## The request
Write out the data below exactly as given, without any of its pictures.

[Entries with chart source code]
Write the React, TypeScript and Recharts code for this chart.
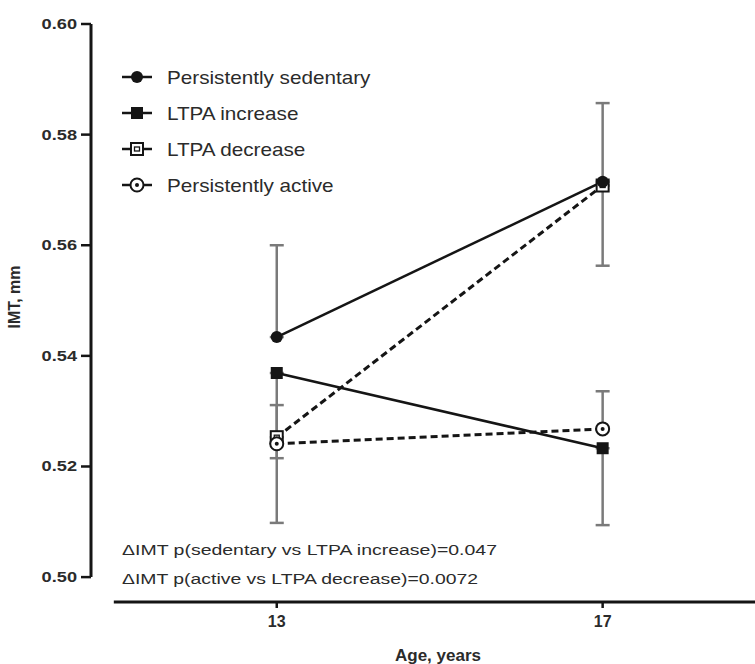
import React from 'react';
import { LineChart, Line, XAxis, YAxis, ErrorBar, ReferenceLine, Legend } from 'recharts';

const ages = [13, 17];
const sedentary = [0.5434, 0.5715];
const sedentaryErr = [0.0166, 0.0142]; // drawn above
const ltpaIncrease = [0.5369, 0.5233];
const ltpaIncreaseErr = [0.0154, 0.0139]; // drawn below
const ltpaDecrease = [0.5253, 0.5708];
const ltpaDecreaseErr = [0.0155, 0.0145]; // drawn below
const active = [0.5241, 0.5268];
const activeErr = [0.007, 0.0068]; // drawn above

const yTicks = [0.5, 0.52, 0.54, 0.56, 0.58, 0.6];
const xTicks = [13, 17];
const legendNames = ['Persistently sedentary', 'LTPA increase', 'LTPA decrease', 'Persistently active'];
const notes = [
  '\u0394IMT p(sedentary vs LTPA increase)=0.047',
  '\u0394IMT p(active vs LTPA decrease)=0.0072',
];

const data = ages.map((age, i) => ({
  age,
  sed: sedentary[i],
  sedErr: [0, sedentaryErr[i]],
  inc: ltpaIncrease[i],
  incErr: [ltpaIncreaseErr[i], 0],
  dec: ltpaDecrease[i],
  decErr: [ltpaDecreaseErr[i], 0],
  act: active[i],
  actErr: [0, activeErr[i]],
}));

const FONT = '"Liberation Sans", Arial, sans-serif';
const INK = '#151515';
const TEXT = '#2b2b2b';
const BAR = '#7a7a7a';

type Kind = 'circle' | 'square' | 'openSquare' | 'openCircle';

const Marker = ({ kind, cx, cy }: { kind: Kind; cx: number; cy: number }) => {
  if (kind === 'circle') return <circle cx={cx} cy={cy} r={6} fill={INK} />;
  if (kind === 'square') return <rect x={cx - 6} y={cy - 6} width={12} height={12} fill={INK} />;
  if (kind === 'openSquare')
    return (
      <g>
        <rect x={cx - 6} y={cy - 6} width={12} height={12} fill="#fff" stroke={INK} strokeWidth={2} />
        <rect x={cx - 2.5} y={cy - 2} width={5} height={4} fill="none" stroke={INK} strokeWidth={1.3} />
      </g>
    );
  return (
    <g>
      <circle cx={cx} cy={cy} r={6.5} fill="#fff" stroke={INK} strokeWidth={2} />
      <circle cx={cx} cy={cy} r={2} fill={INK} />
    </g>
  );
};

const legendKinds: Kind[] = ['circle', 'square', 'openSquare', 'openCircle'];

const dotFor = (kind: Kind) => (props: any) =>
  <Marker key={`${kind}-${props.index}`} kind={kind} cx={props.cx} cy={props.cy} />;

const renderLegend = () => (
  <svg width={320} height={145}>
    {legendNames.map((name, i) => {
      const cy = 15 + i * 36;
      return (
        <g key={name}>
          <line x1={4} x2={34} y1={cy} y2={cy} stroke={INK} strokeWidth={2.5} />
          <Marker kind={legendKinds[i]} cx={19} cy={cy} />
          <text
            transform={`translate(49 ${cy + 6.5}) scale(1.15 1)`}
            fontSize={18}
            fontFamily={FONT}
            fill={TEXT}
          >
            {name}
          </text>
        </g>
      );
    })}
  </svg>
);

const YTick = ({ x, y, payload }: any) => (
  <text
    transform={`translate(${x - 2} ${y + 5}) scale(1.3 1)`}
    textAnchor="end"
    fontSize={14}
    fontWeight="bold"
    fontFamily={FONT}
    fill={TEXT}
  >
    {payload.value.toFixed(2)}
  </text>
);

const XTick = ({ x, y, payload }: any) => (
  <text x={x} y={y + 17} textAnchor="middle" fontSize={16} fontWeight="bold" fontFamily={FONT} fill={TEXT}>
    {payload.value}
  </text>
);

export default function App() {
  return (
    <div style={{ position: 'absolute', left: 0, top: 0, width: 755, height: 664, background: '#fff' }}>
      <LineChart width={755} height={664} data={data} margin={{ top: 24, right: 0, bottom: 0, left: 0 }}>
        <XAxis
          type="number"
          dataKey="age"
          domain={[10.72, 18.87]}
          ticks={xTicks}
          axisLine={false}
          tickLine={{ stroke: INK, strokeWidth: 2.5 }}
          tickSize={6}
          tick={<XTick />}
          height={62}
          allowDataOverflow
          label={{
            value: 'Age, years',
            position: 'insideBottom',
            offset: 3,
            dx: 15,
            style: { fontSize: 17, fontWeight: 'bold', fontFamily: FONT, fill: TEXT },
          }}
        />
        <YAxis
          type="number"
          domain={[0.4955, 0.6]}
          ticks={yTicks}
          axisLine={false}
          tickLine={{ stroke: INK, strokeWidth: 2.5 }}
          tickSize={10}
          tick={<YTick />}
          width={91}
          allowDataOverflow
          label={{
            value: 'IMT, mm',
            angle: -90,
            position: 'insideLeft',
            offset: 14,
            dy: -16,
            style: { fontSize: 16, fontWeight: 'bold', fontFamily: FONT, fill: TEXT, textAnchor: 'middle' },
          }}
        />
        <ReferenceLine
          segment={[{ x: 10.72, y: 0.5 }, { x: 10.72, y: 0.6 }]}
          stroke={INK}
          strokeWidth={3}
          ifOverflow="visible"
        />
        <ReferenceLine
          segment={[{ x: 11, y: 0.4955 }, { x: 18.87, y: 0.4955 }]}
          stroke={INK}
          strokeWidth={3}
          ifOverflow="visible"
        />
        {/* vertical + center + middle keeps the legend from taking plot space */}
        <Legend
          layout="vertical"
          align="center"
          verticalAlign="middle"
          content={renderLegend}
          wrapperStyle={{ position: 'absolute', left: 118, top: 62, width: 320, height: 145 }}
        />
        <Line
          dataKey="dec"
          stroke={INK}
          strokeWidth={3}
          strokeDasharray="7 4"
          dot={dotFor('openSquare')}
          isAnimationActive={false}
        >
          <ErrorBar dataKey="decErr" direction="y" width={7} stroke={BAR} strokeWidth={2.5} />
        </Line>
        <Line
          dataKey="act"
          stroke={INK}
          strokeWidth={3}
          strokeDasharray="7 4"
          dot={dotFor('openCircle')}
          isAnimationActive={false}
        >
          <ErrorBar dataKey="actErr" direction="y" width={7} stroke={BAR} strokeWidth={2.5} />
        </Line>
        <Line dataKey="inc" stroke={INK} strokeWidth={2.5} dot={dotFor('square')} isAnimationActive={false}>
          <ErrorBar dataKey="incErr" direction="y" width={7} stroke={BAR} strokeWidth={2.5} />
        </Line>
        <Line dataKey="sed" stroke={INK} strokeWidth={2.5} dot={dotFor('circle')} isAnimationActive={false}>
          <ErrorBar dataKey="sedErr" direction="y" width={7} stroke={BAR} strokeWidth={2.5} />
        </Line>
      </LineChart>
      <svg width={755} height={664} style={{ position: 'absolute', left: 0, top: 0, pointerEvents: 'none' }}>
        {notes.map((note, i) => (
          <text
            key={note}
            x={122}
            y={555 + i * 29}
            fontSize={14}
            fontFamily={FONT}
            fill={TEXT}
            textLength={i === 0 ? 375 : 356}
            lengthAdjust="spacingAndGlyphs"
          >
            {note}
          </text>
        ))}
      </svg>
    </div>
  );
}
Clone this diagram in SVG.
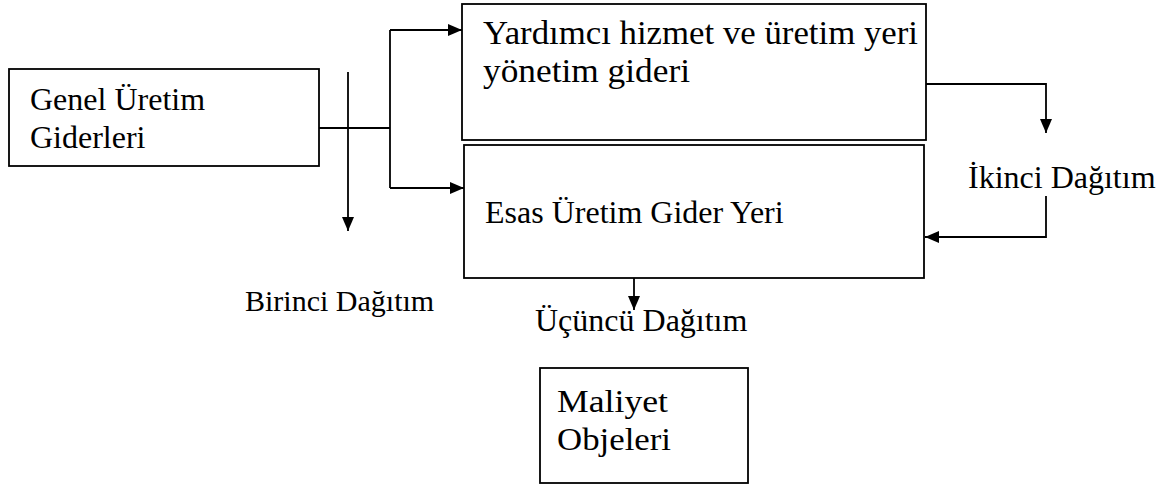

## Written solution
Write the React, TypeScript and Recharts code for this chart.
import React from 'react';
import { LineChart, Line, XAxis, YAxis, ErrorBar, ReferenceLine, Legend } from 'recharts';

const ages = [13, 17];
const sedentary = [0.5434, 0.5715];
const sedentaryErr = [0.0166, 0.0142]; // drawn above
const ltpaIncrease = [0.5369, 0.5233];
const ltpaIncreaseErr = [0.0154, 0.0139]; // drawn below
const ltpaDecrease = [0.5253, 0.5708];
const ltpaDecreaseErr = [0.0155, 0.0145]; // drawn below
const active = [0.5241, 0.5268];
const activeErr = [0.007, 0.0068]; // drawn above

const yTicks = [0.5, 0.52, 0.54, 0.56, 0.58, 0.6];
const xTicks = [13, 17];
const legendNames = ['Persistently sedentary', 'LTPA increase', 'LTPA decrease', 'Persistently active'];
const notes = [
  '\u0394IMT p(sedentary vs LTPA increase)=0.047',
  '\u0394IMT p(active vs LTPA decrease)=0.0072',
];

const data = ages.map((age, i) => ({
  age,
  sed: sedentary[i],
  sedErr: [0, sedentaryErr[i]],
  inc: ltpaIncrease[i],
  incErr: [ltpaIncreaseErr[i], 0],
  dec: ltpaDecrease[i],
  decErr: [ltpaDecreaseErr[i], 0],
  act: active[i],
  actErr: [0, activeErr[i]],
}));

const FONT = '"Liberation Sans", Arial, sans-serif';
const INK = '#151515';
const TEXT = '#2b2b2b';
const BAR = '#7a7a7a';

type Kind = 'circle' | 'square' | 'openSquare' | 'openCircle';

const Marker = ({ kind, cx, cy }: { kind: Kind; cx: number; cy: number }) => {
  if (kind === 'circle') return <circle cx={cx} cy={cy} r={6} fill={INK} />;
  if (kind === 'square') return <rect x={cx - 6} y={cy - 6} width={12} height={12} fill={INK} />;
  if (kind === 'openSquare')
    return (
      <g>
        <rect x={cx - 6} y={cy - 6} width={12} height={12} fill="#fff" stroke={INK} strokeWidth={2} />
        <rect x={cx - 2.5} y={cy - 2} width={5} height={4} fill="none" stroke={INK} strokeWidth={1.3} />
      </g>
    );
  return (
    <g>
      <circle cx={cx} cy={cy} r={6.5} fill="#fff" stroke={INK} strokeWidth={2} />
      <circle cx={cx} cy={cy} r={2} fill={INK} />
    </g>
  );
};

const legendKinds: Kind[] = ['circle', 'square', 'openSquare', 'openCircle'];

const dotFor = (kind: Kind) => (props: any) =>
  <Marker key={`${kind}-${props.index}`} kind={kind} cx={props.cx} cy={props.cy} />;

const renderLegend = () => (
  <svg width={320} height={145}>
    {legendNames.map((name, i) => {
      const cy = 15 + i * 36;
      return (
        <g key={name}>
          <line x1={4} x2={34} y1={cy} y2={cy} stroke={INK} strokeWidth={2.5} />
          <Marker kind={legendKinds[i]} cx={19} cy={cy} />
          <text
            transform={`translate(49 ${cy + 6.5}) scale(1.15 1)`}
            fontSize={18}
            fontFamily={FONT}
            fill={TEXT}
          >
            {name}
          </text>
        </g>
      );
    })}
  </svg>
);

const YTick = ({ x, y, payload }: any) => (
  <text
    transform={`translate(${x - 2} ${y + 5}) scale(1.3 1)`}
    textAnchor="end"
    fontSize={14}
    fontWeight="bold"
    fontFamily={FONT}
    fill={TEXT}
  >
    {payload.value.toFixed(2)}
  </text>
);

const XTick = ({ x, y, payload }: any) => (
  <text x={x} y={y + 17} textAnchor="middle" fontSize={16} fontWeight="bold" fontFamily={FONT} fill={TEXT}>
    {payload.value}
  </text>
);

export default function App() {
  return (
    <div style={{ position: 'absolute', left: 0, top: 0, width: 755, height: 664, background: '#fff' }}>
      <LineChart width={755} height={664} data={data} margin={{ top: 24, right: 0, bottom: 0, left: 0 }}>
        <XAxis
          type="number"
          dataKey="age"
          domain={[10.72, 18.87]}
          ticks={xTicks}
          axisLine={false}
          tickLine={{ stroke: INK, strokeWidth: 2.5 }}
          tickSize={6}
          tick={<XTick />}
          height={62}
          allowDataOverflow
          label={{
            value: 'Age, years',
            position: 'insideBottom',
            offset: 3,
            dx: 15,
            style: { fontSize: 17, fontWeight: 'bold', fontFamily: FONT, fill: TEXT },
          }}
        />
        <YAxis
          type="number"
          domain={[0.4955, 0.6]}
          ticks={yTicks}
          axisLine={false}
          tickLine={{ stroke: INK, strokeWidth: 2.5 }}
          tickSize={10}
          tick={<YTick />}
          width={91}
          allowDataOverflow
          label={{
            value: 'IMT, mm',
            angle: -90,
            position: 'insideLeft',
            offset: 14,
            dy: -16,
            style: { fontSize: 16, fontWeight: 'bold', fontFamily: FONT, fill: TEXT, textAnchor: 'middle' },
          }}
        />
        <ReferenceLine
          segment={[{ x: 10.72, y: 0.5 }, { x: 10.72, y: 0.6 }]}
          stroke={INK}
          strokeWidth={3}
          ifOverflow="visible"
        />
        <ReferenceLine
          segment={[{ x: 11, y: 0.4955 }, { x: 18.87, y: 0.4955 }]}
          stroke={INK}
          strokeWidth={3}
          ifOverflow="visible"
        />
        {/* vertical + center + middle keeps the legend from taking plot space */}
        <Legend
          layout="vertical"
          align="center"
          verticalAlign="middle"
          content={renderLegend}
          wrapperStyle={{ position: 'absolute', left: 118, top: 62, width: 320, height: 145 }}
        />
        <Line
          dataKey="dec"
          stroke={INK}
          strokeWidth={3}
          strokeDasharray="7 4"
          dot={dotFor('openSquare')}
          isAnimationActive={false}
        >
          <ErrorBar dataKey="decErr" direction="y" width={7} stroke={BAR} strokeWidth={2.5} />
        </Line>
        <Line
          dataKey="act"
          stroke={INK}
          strokeWidth={3}
          strokeDasharray="7 4"
          dot={dotFor('openCircle')}
          isAnimationActive={false}
        >
          <ErrorBar dataKey="actErr" direction="y" width={7} stroke={BAR} strokeWidth={2.5} />
        </Line>
        <Line dataKey="inc" stroke={INK} strokeWidth={2.5} dot={dotFor('square')} isAnimationActive={false}>
          <ErrorBar dataKey="incErr" direction="y" width={7} stroke={BAR} strokeWidth={2.5} />
        </Line>
        <Line dataKey="sed" stroke={INK} strokeWidth={2.5} dot={dotFor('circle')} isAnimationActive={false}>
          <ErrorBar dataKey="sedErr" direction="y" width={7} stroke={BAR} strokeWidth={2.5} />
        </Line>
      </LineChart>
      <svg width={755} height={664} style={{ position: 'absolute', left: 0, top: 0, pointerEvents: 'none' }}>
        {notes.map((note, i) => (
          <text
            key={note}
            x={122}
            y={555 + i * 29}
            fontSize={14}
            fontFamily={FONT}
            fill={TEXT}
            textLength={i === 0 ? 375 : 356}
            lengthAdjust="spacingAndGlyphs"
          >
            {note}
          </text>
        ))}
      </svg>
    </div>
  );
}
Clone this diagram in SVG.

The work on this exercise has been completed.